I saw the article below that details some young kids running amok in downtown Boston including assaulting people.
The article says Boston police cannot arrest or detain anyone under the age of 12. Why? I mean, I get they passed a law that says that but…why? Kids can obviously commit crimes as this shows. I assume there was a rationale for that but I cannot figure out what it is.
Oh, it’s the same here. Murders, attacks, carjackings, robberies…They aren’t sitting at home, home-schooled, doing arts and crafts, doing good works for the church… They aren’t getting any supervision at all, just let loose on the streets.
“We’re not good at arresting people without beating or killing them, and it’s harder to do that shit under the radar when our victim is a ten year old.”
Do you want the name of my city?

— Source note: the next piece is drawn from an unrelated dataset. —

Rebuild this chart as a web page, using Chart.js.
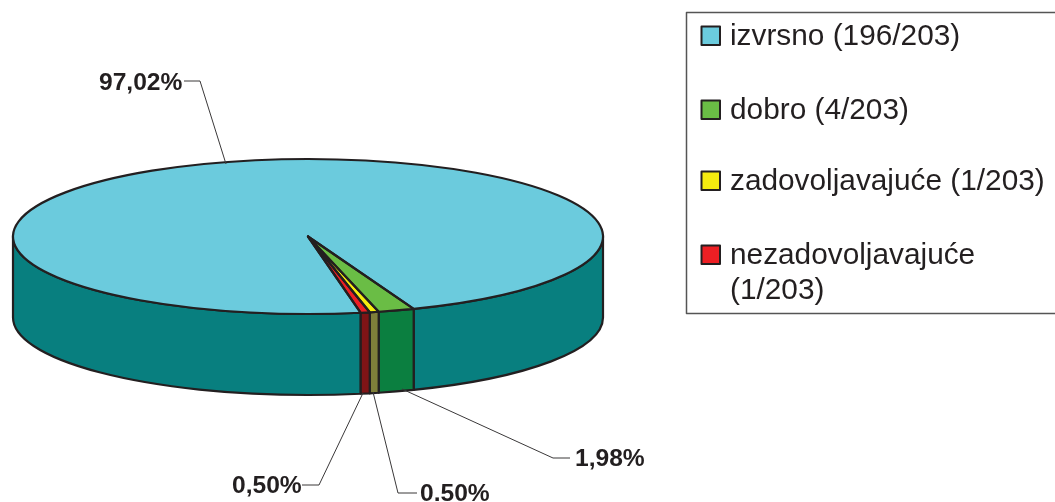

It’s in Upstate NY. All over up here in the cities, suburbs, and exburbs. Just like everywhere else. Our big mall is going right down the shitter with carjackings, robberies, purse snatchings, stabbings.
Times have changed since back when the cops were happy to arrest us (rotten) kids before we were twelve. Some of us were roughed up in the process.
Back in Tacoma in the 90’s there was a gang of peewees who’d swarm mugging victims like the Ducky Boys in The Wanderers, until they killed a guy (by Frisko Freeze, BTW). Of course there was at least one adult involved. There always is IME.
Could it be that the police are deliberately refusing to arrest, and letting the kids run amok, in order to make some sort of protest to get the law changed?
This kind of thing has been going on in my area for quite a while, and other areas have reported the same thing (juveniles stealing cars, and deliberately crashing them). We actually had to build a new juvenile facility just for this.
It’s a standard “youth of today” story, which does the rounds every few years somewhere.
No doubt there is some gang of youths who’ve gone somewhat rogue and made some trouble. This gets blown up into a panic. Soon the leaders will get dragged into line or otherwise sanctioned and it will blow over.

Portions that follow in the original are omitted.